Ellen, Age 76
I’ve long been afraid of my own retirement, partly because I’d lose what I love to do, and I couldn’t imagine who I’d be if I weren’t employed. Most of all, I wondered and worried how I’d know when the time was right. And then it happened.
In May of this year I completed three years at my college. I received a letter from the Dean (I used to be a Dean myself) saying that my third-year review was coming up.
Some may remember the tensions of the third-year review, typically for assistant professors poised to rise in the academic ranks. I thought, “Really?” I asked my department chair and she said, “Really.”
Now this school has an incremental three-year retirement plan. It consists of the first year full-time, the second year three quarters or half-time, and the third-year quarter time. There is even the option of working full-time for all three years. That was it for me. The lightning bolt had struck. The sign, the epiphany. There is no way I would participate at my age, with my experience in a third-year review.
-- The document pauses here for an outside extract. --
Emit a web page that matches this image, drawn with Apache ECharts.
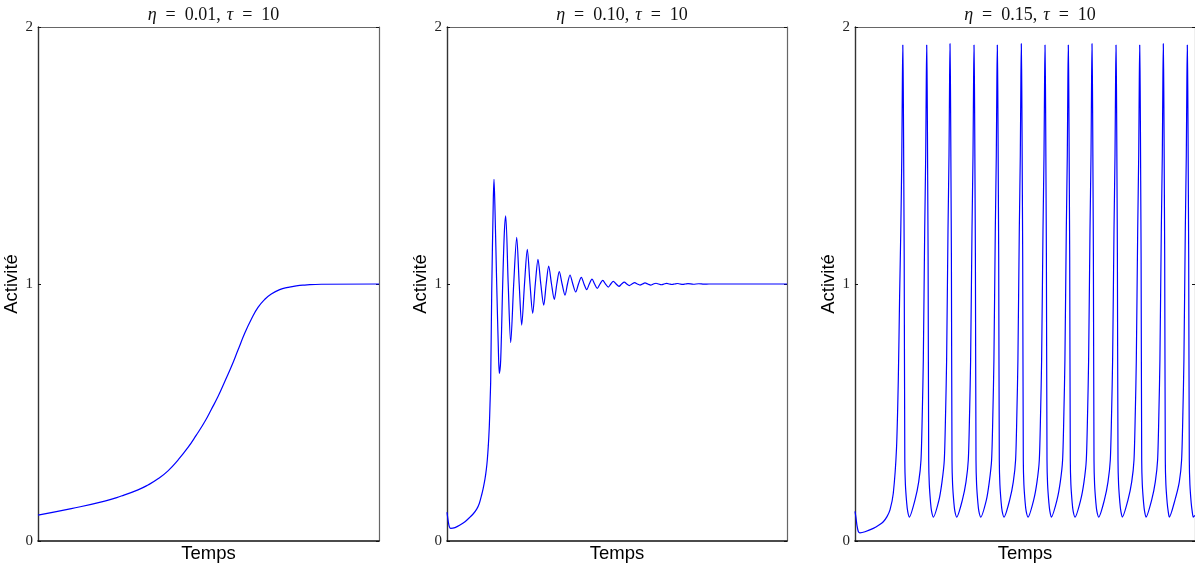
<!DOCTYPE html>
<html><head><meta charset="utf-8">
<script src="https://cdn.jsdelivr.net/npm/echarts@6/dist/echarts.min.js"></script>
<style>html,body{margin:0;padding:0;background:#fff}#c{width:1195px;height:568px}</style>
</head><body><div id="c"></div><script>
// ---- data ----
const etaLabels = ['0.01', '0.10', '0.15'];
const tauLabels = ['10', '10', '10'];
const yTicks = [0, 1, 2];
const xLabel = 'Temps';
const yLabel = 'Activité';

// panel 1 : eta = 0.01
const timeA = [0, 33.3, 66.7, 83.3, 100, 110, 120, 130, 140, 150, 158.3, 166.7, 173.3, 180, 186.7, 193.3, 200, 206.7, 213.3, 220, 226.7, 233.3, 241.7, 250, 258.3, 266.7, 283.3, 341];
const actA = [0.101, 0.126, 0.155, 0.175, 0.199, 0.218, 0.242, 0.273, 0.315, 0.364, 0.412, 0.464, 0.512, 0.562, 0.620, 0.678, 0.743, 0.808, 0.863, 0.909, 0.940, 0.961, 0.978, 0.987, 0.993, 0.996, 0.999, 1.0];

// panel 2 : eta = 0.10
const timeB = [0, 1.3, 2.3, 3.7, 8, 13, 18, 23, 26.3, 29.7, 32.3, 34.7, 36.3, 38, 39.3, 40.3, 41.3, 42.3, 43, 43.7, 44.7, 46.3, 47, 48, 49.7, 51.3, 52.3, 53.7, 55.7, 57.3, 58.7, 61.2, 63.7, 66.7, 69.7, 72.2, 74.7, 77.5, 80.3, 83, 85.7, 88.3, 91, 93.8, 96.7, 99.2, 101.7, 104.5, 107.3, 109.8, 112.3, 115.1, 118, 120.5, 123, 125.8, 128.7, 131.5, 134.3, 137, 139.7, 142.3, 145, 147.6, 150.3, 153, 155.7, 158.5, 161.3, 163.8, 166.3, 169.1, 172, 174.6, 177.3, 179.8, 182.3, 185, 187.7, 190.3, 193, 195.5, 198, 200.8, 203.7, 206.3, 209, 211.6, 214.3, 217, 219.7, 222.3, 225, 227.6, 230.3, 233, 235.7, 238.3, 241, 246.3, 251.7, 257, 262, 340];
const actB = [0.112, 0.075, 0.056, 0.049, 0.052, 0.062, 0.075, 0.093, 0.106, 0.124, 0.146, 0.18, 0.207, 0.242, 0.278, 0.315, 0.37, 0.445, 0.53, 0.626, 0.964, 1.327, 1.407, 1.288, 1.0, 0.756, 0.652, 0.704, 1.0, 1.197, 1.265, 1.0, 0.772, 1.0, 1.182, 1.0, 0.840, 1.0, 1.135, 1.0, 0.886, 1.0, 1.096, 1.0, 0.918, 1.0, 1.070, 1.0, 0.940, 1.0, 1.048, 1.0, 0.957, 1.0, 1.035, 1.0, 0.969, 1.0, 1.026, 1.0, 0.978, 1.0, 1.019, 1.0, 0.983, 1.0, 1.014, 1.0, 0.988, 1.0, 1.010, 1.0, 0.991, 1.0, 1.007, 1.0, 0.994, 1.0, 1.005, 1.0, 0.996, 1.0, 1.004, 1.0, 0.996, 1.0, 1.003, 1.0, 0.997, 1.0, 1.0025, 1.0, 0.998, 1.0, 1.002, 1.0, 0.9985, 1.0, 1.0015, 0.999, 1.001, 0.9993, 1.0, 1.0];

// panel 3 : eta = 0.15
const timeC = [0, 1, 2, 3.3, 5, 10, 18.3, 24, 28.3, 32, 35, 38.3, 41.5, 43.3, 44.6, 45.8, 46.8, 47.4, 47.8, 48.3, 48.8, 49.2, 49.8, 50.4, 51.7, 52.7,
  54.3, 60, 63.7, 66, 67.3, 68.3, 69.7, 70.7, 71.3, 71.7, 72.2, 72.7, 73.1, 73.7, 74.3, 75.6, 76.6,
  78.3, 84, 87, 89.3, 90.6, 91.6, 93, 94, 94.6, 95, 95.5, 96, 96.4, 97, 97.6, 98.9, 99.9,
  101.7, 107.4, 111, 113.3, 114.6, 115.6, 117, 118, 118.6, 119, 119.5, 120, 120.4, 121, 121.6, 122.9, 123.9,
  125.7, 131.4, 134.3, 136.6, 137.9, 138.9, 140.3, 141.3, 141.9, 142.3, 142.8, 143.3, 143.7, 144.3, 144.9, 146.2, 147.2,
  149, 154.7, 158.3, 160.6, 161.9, 162.9, 164.3, 165.3, 165.9, 166.3, 166.8, 167.3, 167.7, 168.3, 168.9, 170.2, 171.2,
  173, 178.7, 182, 184.3, 185.6, 186.6, 188, 189, 189.6, 190, 190.5, 191, 191.4, 192, 192.6, 193.9, 194.9,
  196.3, 202, 205.3, 207.6, 208.9, 209.9, 211.3, 212.3, 212.9, 213.3, 213.8, 214.3, 214.7, 215.3, 215.9, 217.2, 218.2,
  220, 225.7, 229, 231.3, 232.6, 233.6, 235, 236, 236.6, 237, 237.5, 238, 238.4, 239, 239.6, 240.9, 241.9,
  243.7, 249.4, 253, 255.3, 256.6, 257.6, 259, 260, 260.6, 261, 261.5, 262, 262.4, 263, 263.6, 264.9, 265.9,
  267.3, 273, 276.7, 279, 280.3, 281.3, 282.7, 283.7, 284.3, 284.7, 285.2, 285.7, 286.1, 286.7, 287.3, 288.6, 289.6,
  291, 296.7, 300.3, 302.6, 303.9, 304.9, 306.3, 307.3, 307.9, 308.3, 308.8, 309.3, 309.7, 310.3, 310.9, 312.2, 313.2,
  314.3, 320, 324.3, 326.6, 327.9, 328.9, 330.3, 331.3, 331.9, 332.3, 332.8, 333.3, 333.7, 334.3, 334.9, 336.2, 337.2,
  338.3, 340];
const actC = [0.115, 0.09, 0.06, 0.037, 0.032, 0.036, 0.049, 0.062, 0.075, 0.095, 0.121, 0.186, 0.36, 0.626, 0.95, 1.21, 1.5, 1.8, 1.93, 1.75, 1.4, 1.1, 0.315, 0.22, 0.148, 0.115,
  0.093, 0.16, 0.23, 0.315, 0.50, 0.70, 1.21, 1.5, 1.8, 1.93, 1.75, 1.4, 1.1, 0.315, 0.22, 0.148, 0.115,
  0.093, 0.16, 0.23, 0.315, 0.50, 0.70, 1.21, 1.5, 1.8, 1.935, 1.75, 1.4, 1.1, 0.315, 0.22, 0.148, 0.115,
  0.093, 0.16, 0.23, 0.315, 0.50, 0.70, 1.21, 1.5, 1.8, 1.93, 1.75, 1.4, 1.1, 0.315, 0.22, 0.148, 0.115,
  0.093, 0.16, 0.23, 0.315, 0.50, 0.70, 1.21, 1.5, 1.8, 1.93, 1.75, 1.4, 1.1, 0.315, 0.22, 0.148, 0.115,
  0.093, 0.16, 0.23, 0.315, 0.50, 0.70, 1.21, 1.5, 1.8, 1.935, 1.75, 1.4, 1.1, 0.315, 0.22, 0.148, 0.115,
  0.093, 0.16, 0.23, 0.315, 0.50, 0.70, 1.21, 1.5, 1.8, 1.93, 1.75, 1.4, 1.1, 0.315, 0.22, 0.148, 0.115,
  0.093, 0.16, 0.23, 0.315, 0.50, 0.70, 1.21, 1.5, 1.8, 1.93, 1.75, 1.4, 1.1, 0.315, 0.22, 0.148, 0.115,
  0.093, 0.16, 0.23, 0.315, 0.50, 0.70, 1.21, 1.5, 1.8, 1.935, 1.75, 1.4, 1.1, 0.315, 0.22, 0.148, 0.115,
  0.093, 0.16, 0.23, 0.315, 0.50, 0.70, 1.21, 1.5, 1.8, 1.93, 1.75, 1.4, 1.1, 0.315, 0.22, 0.148, 0.115,
  0.093, 0.16, 0.23, 0.315, 0.50, 0.70, 1.21, 1.5, 1.8, 1.93, 1.75, 1.4, 1.1, 0.315, 0.22, 0.148, 0.115,
  0.093, 0.16, 0.23, 0.315, 0.50, 0.70, 1.21, 1.5, 1.8, 1.935, 1.75, 1.4, 1.1, 0.315, 0.22, 0.148, 0.115,
  0.093, 0.16, 0.23, 0.315, 0.50, 0.70, 1.21, 1.5, 1.8, 1.93, 1.75, 1.4, 1.1, 0.315, 0.22, 0.148, 0.115,
  0.093, 0.10];

// ---- chart construction ----
const panels = [
  { t: timeA, v: actA, left: 38, width: 341, xmax: 341, smooth: 0.5 },
  { t: timeB, v: actB, left: 447, width: 340, xmax: 340, smooth: 0.3 },
  { t: timeC, v: actC, left: 855, width: 340, xmax: 340, smooth: 0.25 }
];
const TOP = 27, HEIGHT = 514;
const serif = '"Liberation Serif", "DejaVu Serif", serif';
const sans = '"Liberation Sans", Arial, sans-serif';
const EQ = '\u2002=\u2002';
const CS = ',\u2004';

const option = { animation: false, backgroundColor: '#fff', title: [], grid: [], xAxis: [], yAxis: [], series: [] };

panels.forEach((p, i) => {
  option.grid.push({ left: p.left, top: TOP, width: p.width, height: HEIGHT, containLabel: false });
  option.title.push({
    text: '{i|η}' + EQ + etaLabels[i] + CS + '{i|τ}' + EQ + tauLabels[i],
    left: p.left + p.width / 2, top: 1, textAlign: 'center',
    textStyle: { fontFamily: serif, fontSize: 18, fontWeight: 'normal', color: '#111',
      rich: { i: { fontFamily: serif, fontStyle: 'italic', fontSize: 18, color: '#111' } } }
  });
  // bottom x axis
  option.xAxis.push({
    type: 'value', gridIndex: i, min: 0, max: p.xmax, position: 'bottom',
    name: xLabel, nameLocation: 'middle', nameGap: 3,
    nameTextStyle: { fontFamily: sans, fontSize: 18.5, color: '#000', verticalAlign: 'top' },
    axisLine: { show: true, onZero: false, lineStyle: { color: '#111', width: 1.6 } },
    axisTick: { show: false }, axisLabel: { show: false }, splitLine: { show: false }
  });
  // top x axis (frame)
  option.xAxis.push({
    type: 'value', gridIndex: i, min: 0, max: p.xmax, position: 'top',
    axisLine: { show: true, onZero: false, lineStyle: { color: '#666', width: 1.2 } },
    axisTick: { show: false }, axisLabel: { show: false }, splitLine: { show: false }
  });
  // left y axis
  option.yAxis.push({
    type: 'value', gridIndex: i, min: yTicks[0], max: yTicks[yTicks.length - 1], interval: 1, position: 'left',
    name: yLabel, nameLocation: 'middle', nameGap: 13, nameRotate: 90,
    nameTextStyle: { fontFamily: sans, fontSize: 18.5, color: '#000' },
    axisLine: { show: true, onZero: false, lineStyle: { color: '#333', width: 1.4 } },
    axisTick: { show: true, inside: true, length: 3, lineStyle: { color: '#111', width: 1 } },
    axisLabel: { show: true, margin: 5, fontFamily: serif, fontSize: 15, color: '#222' },
    splitLine: { show: false }
  });
  // right y axis (frame)
  option.yAxis.push({
    type: 'value', gridIndex: i, min: yTicks[0], max: yTicks[yTicks.length - 1], interval: 1, position: 'right',
    axisLine: { show: true, onZero: false, lineStyle: { color: '#666', width: 1.2 } },
    axisTick: { show: true, inside: true, length: 3, lineStyle: { color: '#111', width: 1 } },
    axisLabel: { show: false }, splitLine: { show: false }
  });
  option.series.push({
    type: 'line', xAxisIndex: 2 * i, yAxisIndex: 2 * i,
    data: p.t.map((x, k) => [x, p.v[k]]),
    showSymbol: false, symbol: 'none', smooth: p.smooth, clip: true,
    lineStyle: { color: '#0000ff', width: 1.2 }
  });
});

const chart = echarts.init(document.getElementById('c'), null, { renderer: 'canvas' });
chart.setOption(option);
</script></body></html>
I’ve now announced that I will retire in three years, and I have no regrets. I’m reminded of the woman who chose a yoga class over a business meeting. That was her sign. This was mine. Perhaps I will start to collect stories—when did you figure out it was the right time to retire? Was it your own decision or someone else’s? (Hmmm, I guess I’ll always be a psychologist looking for my next project.)
What have I learned from the books I’ve read and written, the women I’ve listened to? What lessons do I want to bring with me as I am now heading toward my own retirement? Is there a “bottom line” to a meaningful retirement? Here’s what I’m thinking—actually my advice to myself—at this moment:
Combat ageism wherever you find it, and it is everywhere; Stay active in mind and body; Look to the future (Martin Seligman calls this “prospecting”); Identify your meaning and purpose; Expand and nurture your social connections (remember, there is no such thing as a happy hermit—Chris Peterson).
And finally, I want to channel George Vaillant for a moment: Question—Who are you when you no longer contribute to the GNP? Answer—A fourth grader.
Enjoy!
Ellen, There is more to retirement…elderhood. Consider retirement options.com and saging international. Both excellent resources to sort out all aspects of retirement and sageing is a very hopeful path about ageing. Retirement is a gift to become the authentic you and leave your past work identity. As stated by another poster…no one cares about the former you. You may want to become a retirement coach or sageing leader after checking out those websites. Your timing is perfect with a few years before you go. Retirement options has two validated assessment tools that will really inform and shape the developmental tasks of your third stage of life… elderhood. I am doing these programs now and they as are very very insightful and help me focus on my life meaning and integrating my life’s work to leave the legacy I intend to leave. As an academic you may find your next life career and the best is yet to be…go for it!
“Is there a ‘bottom line’ to a meaningful retirement? ”
Understanding yourself well enough to know the person that you CHOOSE to be for the rest of your life. Now is the time to be true to that essential you.
“Who are you when you no longer contribute to the GNP?”
Someone who has come to understand that fulfillment isn’t about numbers.
We lose our status in the world; no one cares that we were formerly a dean, or physician, or bank president. We’re forced back to being our essential selves. And we still have time to make that essential self a person of value to the world.
Love this post! I retired at age 75 and have never been happier fulfilling other sides of my personality. I find this stage of life exciting if you treat it as an adventure.